Exactly retype the lines of the material from its first line to the line with "from matplotlib.patches import PathPatch", including both.

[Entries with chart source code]
-- Start --

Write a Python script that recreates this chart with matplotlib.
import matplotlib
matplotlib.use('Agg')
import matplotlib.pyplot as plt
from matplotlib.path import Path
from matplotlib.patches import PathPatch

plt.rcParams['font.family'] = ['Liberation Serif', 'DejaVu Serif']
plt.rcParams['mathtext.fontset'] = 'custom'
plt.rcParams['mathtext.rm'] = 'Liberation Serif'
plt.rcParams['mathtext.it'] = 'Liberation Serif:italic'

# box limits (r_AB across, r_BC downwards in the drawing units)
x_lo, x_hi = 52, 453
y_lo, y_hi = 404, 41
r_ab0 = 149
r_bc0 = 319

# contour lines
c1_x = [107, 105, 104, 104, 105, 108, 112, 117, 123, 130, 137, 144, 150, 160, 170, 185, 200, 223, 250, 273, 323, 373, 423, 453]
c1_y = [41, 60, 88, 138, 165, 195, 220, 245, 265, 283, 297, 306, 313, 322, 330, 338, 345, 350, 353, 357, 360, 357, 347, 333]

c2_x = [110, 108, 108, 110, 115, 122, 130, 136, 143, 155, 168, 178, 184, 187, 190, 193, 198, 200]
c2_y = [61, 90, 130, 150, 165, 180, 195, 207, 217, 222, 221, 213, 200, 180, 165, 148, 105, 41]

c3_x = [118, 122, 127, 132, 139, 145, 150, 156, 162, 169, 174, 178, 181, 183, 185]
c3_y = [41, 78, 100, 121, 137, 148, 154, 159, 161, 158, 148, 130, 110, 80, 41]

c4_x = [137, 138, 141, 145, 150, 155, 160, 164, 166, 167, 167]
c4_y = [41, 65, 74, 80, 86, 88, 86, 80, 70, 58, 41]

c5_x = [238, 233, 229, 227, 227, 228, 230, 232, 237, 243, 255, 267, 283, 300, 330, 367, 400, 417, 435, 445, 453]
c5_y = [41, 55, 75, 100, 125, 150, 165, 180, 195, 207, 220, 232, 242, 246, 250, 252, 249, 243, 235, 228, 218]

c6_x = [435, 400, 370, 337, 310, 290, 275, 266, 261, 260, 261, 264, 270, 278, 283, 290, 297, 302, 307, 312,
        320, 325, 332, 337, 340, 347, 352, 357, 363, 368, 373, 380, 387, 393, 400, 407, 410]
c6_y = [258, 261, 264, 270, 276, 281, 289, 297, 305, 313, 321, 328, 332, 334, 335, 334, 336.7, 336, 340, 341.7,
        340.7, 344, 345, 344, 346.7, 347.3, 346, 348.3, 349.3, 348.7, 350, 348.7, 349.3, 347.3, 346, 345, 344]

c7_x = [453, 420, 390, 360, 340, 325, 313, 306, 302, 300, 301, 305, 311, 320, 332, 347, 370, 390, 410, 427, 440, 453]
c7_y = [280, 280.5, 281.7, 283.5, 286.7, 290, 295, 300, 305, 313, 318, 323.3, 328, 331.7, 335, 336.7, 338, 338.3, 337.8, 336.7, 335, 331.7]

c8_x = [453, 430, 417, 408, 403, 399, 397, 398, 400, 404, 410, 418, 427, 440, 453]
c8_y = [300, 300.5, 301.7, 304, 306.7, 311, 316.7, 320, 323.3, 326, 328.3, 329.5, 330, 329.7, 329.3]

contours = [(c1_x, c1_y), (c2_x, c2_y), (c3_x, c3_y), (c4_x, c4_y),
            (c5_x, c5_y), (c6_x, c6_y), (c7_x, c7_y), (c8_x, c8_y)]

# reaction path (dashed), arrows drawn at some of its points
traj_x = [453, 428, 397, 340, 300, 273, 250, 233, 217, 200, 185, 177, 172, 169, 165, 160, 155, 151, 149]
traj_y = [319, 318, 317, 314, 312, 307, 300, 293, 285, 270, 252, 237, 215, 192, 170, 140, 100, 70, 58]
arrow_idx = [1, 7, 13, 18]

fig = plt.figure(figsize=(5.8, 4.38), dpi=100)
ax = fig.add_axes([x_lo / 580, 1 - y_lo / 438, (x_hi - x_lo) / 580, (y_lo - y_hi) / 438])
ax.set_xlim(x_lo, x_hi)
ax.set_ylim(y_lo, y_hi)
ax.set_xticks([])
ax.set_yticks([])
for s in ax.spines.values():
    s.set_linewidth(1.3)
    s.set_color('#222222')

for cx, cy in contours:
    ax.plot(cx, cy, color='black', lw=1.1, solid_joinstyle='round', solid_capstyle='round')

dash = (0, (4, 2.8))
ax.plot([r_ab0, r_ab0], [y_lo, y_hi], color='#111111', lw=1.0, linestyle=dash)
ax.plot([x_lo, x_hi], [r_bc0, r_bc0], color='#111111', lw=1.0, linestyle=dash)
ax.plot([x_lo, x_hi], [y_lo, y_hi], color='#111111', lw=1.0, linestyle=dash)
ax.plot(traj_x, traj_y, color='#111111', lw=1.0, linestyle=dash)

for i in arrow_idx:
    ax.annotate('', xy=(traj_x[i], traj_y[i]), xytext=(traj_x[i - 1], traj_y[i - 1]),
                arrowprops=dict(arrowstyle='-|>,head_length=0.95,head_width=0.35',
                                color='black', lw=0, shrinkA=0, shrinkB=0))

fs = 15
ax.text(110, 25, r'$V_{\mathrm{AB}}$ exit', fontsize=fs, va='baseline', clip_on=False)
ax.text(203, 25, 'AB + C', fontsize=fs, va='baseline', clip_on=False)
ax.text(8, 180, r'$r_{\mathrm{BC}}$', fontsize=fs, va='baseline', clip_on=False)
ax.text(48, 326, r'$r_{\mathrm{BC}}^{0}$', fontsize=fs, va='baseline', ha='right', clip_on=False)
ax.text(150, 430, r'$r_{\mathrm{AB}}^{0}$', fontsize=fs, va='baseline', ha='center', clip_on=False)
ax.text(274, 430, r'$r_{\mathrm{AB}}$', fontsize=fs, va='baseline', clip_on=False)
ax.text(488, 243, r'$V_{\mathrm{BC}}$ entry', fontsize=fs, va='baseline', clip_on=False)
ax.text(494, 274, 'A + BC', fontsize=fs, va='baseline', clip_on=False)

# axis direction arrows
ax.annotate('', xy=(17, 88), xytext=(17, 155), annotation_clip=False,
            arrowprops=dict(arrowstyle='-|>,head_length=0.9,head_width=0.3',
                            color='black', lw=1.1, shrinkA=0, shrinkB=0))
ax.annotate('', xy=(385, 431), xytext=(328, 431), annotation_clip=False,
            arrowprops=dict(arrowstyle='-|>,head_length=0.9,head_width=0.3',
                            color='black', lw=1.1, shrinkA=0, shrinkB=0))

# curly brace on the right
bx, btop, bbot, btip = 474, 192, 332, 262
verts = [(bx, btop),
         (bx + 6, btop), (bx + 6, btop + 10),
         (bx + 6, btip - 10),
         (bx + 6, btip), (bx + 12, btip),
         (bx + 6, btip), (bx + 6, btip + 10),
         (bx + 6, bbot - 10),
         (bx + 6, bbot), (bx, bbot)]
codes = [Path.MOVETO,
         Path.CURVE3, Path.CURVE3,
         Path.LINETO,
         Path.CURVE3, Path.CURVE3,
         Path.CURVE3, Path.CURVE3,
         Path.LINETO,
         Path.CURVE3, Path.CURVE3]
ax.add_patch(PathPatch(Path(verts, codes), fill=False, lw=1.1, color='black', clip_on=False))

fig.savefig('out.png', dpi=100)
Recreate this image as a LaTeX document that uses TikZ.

-- End --

- Output of the exercise -
Write a Python script that recreates this chart with matplotlib.
import matplotlib
matplotlib.use('Agg')
import matplotlib.pyplot as plt
from matplotlib.path import Path
from matplotlib.patches import PathPatch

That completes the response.